(Dataset excerpt)
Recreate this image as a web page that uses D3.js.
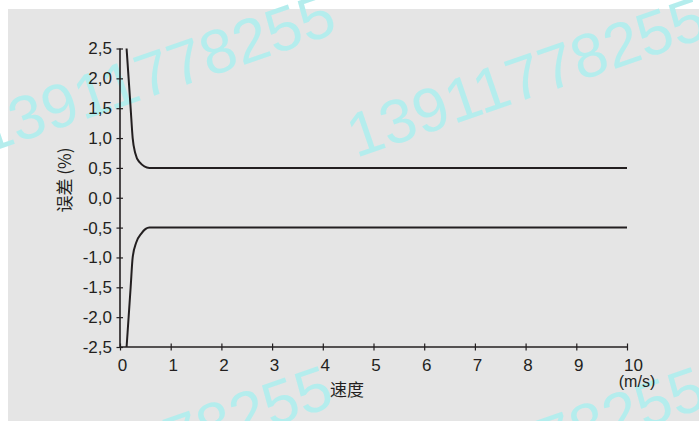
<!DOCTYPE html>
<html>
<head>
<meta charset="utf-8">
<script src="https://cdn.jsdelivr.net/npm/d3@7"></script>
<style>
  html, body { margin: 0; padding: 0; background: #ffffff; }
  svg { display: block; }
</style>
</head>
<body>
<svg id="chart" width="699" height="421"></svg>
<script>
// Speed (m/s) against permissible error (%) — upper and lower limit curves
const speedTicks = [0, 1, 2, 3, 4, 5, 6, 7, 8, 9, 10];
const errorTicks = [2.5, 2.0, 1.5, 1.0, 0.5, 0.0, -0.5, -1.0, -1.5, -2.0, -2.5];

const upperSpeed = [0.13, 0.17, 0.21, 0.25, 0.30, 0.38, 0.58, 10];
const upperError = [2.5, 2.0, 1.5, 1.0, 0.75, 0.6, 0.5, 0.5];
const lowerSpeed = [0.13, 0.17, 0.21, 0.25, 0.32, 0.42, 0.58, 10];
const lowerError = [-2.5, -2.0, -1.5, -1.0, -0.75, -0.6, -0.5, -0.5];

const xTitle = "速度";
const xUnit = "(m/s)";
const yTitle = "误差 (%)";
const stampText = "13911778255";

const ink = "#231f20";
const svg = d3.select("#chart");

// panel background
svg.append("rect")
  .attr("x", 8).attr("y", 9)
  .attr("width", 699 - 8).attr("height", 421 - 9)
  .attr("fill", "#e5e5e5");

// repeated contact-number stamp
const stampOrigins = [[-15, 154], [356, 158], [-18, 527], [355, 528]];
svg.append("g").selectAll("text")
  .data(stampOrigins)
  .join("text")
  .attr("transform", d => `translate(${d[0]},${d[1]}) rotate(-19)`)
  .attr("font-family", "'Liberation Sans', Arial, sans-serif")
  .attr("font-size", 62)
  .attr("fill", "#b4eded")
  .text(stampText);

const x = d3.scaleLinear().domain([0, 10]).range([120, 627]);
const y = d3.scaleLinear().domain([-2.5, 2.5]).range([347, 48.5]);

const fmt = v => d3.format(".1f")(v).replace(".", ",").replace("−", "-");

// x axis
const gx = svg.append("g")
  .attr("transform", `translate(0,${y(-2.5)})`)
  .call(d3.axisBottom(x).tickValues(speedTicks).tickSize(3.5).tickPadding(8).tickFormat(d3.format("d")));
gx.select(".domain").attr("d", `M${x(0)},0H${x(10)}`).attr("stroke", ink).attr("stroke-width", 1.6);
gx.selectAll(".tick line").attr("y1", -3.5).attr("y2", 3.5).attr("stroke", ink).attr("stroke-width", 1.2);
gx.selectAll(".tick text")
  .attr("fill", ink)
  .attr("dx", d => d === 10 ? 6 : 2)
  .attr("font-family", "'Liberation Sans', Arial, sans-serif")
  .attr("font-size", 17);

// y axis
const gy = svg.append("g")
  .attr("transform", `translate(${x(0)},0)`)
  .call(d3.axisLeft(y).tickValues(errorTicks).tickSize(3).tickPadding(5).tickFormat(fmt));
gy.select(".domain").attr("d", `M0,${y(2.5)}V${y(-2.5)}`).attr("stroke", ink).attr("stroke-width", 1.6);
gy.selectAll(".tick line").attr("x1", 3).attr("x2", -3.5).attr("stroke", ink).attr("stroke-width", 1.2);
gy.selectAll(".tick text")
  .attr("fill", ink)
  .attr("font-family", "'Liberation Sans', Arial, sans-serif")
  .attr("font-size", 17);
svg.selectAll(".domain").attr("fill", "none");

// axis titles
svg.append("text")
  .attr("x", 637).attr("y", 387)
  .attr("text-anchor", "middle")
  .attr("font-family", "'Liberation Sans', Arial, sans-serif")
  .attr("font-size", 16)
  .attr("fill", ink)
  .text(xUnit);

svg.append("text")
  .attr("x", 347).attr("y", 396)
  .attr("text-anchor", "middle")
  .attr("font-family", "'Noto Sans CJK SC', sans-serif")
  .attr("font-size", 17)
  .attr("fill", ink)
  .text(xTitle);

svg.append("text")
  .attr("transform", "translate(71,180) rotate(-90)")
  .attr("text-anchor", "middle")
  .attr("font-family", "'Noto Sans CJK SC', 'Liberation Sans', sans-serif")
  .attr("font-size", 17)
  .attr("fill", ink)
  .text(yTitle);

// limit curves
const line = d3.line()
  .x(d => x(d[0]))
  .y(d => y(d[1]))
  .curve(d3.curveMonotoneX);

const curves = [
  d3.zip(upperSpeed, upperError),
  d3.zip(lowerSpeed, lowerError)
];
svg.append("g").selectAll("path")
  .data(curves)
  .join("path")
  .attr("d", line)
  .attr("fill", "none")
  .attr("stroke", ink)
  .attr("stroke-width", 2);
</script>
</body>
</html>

---

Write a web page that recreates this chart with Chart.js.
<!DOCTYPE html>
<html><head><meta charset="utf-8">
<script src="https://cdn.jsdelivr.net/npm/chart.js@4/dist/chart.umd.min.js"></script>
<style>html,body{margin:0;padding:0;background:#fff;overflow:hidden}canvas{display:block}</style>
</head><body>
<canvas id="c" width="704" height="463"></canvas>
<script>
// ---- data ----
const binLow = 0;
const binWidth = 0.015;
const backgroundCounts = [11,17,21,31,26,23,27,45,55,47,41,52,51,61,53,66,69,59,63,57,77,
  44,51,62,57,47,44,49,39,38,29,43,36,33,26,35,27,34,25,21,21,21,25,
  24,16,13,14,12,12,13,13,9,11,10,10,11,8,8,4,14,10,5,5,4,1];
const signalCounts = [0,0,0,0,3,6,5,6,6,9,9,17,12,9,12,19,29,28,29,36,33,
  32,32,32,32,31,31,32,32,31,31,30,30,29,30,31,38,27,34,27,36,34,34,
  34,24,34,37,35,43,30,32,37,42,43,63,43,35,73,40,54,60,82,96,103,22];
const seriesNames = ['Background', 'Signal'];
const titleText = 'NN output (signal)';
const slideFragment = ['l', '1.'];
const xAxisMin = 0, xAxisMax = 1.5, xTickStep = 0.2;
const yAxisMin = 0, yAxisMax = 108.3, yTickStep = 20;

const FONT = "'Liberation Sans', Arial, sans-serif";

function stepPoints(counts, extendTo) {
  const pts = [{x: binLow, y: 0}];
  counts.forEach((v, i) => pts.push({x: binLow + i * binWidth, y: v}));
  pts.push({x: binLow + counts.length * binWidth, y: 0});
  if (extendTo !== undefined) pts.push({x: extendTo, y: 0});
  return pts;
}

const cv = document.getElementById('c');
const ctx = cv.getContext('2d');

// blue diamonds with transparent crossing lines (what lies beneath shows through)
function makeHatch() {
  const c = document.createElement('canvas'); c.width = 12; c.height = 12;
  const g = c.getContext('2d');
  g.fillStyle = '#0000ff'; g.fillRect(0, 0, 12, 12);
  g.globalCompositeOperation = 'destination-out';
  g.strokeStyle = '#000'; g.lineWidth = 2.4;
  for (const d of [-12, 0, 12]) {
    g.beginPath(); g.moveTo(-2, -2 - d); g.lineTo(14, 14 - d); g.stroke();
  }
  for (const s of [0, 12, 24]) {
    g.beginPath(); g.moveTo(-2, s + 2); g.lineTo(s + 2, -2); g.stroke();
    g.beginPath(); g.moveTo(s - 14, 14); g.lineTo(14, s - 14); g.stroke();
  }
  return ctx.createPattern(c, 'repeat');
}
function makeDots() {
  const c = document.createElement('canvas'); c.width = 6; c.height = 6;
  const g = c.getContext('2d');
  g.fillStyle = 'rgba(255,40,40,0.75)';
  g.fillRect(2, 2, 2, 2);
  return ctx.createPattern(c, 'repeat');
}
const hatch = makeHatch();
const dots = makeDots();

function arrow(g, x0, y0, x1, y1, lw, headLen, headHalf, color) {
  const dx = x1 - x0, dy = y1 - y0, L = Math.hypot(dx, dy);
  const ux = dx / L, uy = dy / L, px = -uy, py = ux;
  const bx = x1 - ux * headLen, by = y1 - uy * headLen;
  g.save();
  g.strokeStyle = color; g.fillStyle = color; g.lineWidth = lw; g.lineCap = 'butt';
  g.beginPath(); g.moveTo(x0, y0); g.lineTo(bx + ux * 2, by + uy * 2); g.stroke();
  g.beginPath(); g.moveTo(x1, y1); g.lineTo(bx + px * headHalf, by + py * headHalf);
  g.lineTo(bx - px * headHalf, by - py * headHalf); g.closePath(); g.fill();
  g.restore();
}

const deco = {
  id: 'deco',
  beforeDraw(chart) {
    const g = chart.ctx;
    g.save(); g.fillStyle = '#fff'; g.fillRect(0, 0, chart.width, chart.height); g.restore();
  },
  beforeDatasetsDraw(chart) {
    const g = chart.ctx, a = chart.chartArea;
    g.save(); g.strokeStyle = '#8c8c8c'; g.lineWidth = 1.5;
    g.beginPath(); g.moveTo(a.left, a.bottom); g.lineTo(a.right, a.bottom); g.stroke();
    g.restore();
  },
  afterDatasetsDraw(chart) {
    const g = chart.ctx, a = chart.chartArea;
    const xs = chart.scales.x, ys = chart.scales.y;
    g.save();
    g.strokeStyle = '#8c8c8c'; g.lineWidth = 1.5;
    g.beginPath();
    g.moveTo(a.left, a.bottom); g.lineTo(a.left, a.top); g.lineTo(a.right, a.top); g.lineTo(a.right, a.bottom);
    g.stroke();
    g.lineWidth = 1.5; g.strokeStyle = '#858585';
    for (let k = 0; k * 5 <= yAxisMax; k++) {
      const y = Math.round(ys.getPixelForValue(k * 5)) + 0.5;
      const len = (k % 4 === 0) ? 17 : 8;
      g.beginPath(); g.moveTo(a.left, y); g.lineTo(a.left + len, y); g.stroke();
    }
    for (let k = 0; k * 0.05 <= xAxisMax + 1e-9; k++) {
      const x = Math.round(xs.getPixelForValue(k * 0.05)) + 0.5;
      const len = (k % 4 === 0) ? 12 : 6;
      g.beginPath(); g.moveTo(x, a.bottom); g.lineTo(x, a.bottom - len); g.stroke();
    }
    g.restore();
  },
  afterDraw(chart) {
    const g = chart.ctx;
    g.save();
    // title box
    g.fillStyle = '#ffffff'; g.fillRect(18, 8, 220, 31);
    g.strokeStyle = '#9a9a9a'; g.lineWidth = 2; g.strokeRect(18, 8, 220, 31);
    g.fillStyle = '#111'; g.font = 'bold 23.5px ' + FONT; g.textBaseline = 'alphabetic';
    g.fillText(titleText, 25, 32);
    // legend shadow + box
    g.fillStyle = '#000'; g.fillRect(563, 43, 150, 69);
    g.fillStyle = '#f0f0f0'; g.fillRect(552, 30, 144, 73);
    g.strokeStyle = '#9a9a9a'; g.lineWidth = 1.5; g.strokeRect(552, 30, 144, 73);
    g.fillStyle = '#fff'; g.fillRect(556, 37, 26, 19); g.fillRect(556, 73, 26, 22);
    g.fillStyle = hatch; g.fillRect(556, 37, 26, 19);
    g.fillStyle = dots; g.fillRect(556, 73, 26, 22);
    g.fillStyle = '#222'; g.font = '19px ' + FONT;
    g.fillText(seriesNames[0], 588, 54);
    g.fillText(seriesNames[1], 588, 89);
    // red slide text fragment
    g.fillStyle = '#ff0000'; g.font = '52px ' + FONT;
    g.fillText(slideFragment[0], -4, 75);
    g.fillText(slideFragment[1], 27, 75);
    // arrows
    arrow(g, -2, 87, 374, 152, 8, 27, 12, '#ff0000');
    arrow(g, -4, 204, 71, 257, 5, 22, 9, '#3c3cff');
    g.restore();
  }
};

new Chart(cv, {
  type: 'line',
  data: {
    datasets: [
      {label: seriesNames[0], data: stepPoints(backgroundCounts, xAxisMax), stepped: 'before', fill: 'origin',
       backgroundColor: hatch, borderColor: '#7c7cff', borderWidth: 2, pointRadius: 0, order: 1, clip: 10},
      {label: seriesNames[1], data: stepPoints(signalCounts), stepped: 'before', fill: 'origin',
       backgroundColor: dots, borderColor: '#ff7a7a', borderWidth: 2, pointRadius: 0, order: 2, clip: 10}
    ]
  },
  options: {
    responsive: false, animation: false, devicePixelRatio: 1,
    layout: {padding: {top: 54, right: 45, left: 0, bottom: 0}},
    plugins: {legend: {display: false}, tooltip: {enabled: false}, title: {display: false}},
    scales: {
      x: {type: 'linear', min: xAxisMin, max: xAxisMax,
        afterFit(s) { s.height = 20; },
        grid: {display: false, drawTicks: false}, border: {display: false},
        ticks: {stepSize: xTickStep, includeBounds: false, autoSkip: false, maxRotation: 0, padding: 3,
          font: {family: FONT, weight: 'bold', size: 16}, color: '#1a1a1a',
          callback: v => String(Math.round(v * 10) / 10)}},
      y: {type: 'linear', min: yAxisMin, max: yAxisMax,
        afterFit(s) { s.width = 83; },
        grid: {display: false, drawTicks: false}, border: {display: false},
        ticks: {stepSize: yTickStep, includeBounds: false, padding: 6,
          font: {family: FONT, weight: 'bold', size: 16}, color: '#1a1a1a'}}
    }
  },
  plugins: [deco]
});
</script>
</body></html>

• Directions
Extract, without any images, the part of the material above that opens with the line containing "Recreate this image" and closes with the line containing "-0.6, -0.5, -0.5];", both lines included.

• Final result
Recreate this image as a web page that uses D3.js.
<!DOCTYPE html>
<html>
<head>
<meta charset="utf-8">
<script src="https://cdn.jsdelivr.net/npm/d3@7"></script>
<style>
  html, body { margin: 0; padding: 0; background: #ffffff; }
  svg { display: block; }
</style>
</head>
<body>
<svg id="chart" width="699" height="421"></svg>
<script>
// Speed (m/s) against permissible error (%) — upper and lower limit curves
const speedTicks = [0, 1, 2, 3, 4, 5, 6, 7, 8, 9, 10];
const errorTicks = [2.5, 2.0, 1.5, 1.0, 0.5, 0.0, -0.5, -1.0, -1.5, -2.0, -2.5];

const upperSpeed = [0.13, 0.17, 0.21, 0.25, 0.30, 0.38, 0.58, 10];
const upperError = [2.5, 2.0, 1.5, 1.0, 0.75, 0.6, 0.5, 0.5];
const lowerSpeed = [0.13, 0.17, 0.21, 0.25, 0.32, 0.42, 0.58, 10];
const lowerError = [-2.5, -2.0, -1.5, -1.0, -0.75, -0.6, -0.5, -0.5];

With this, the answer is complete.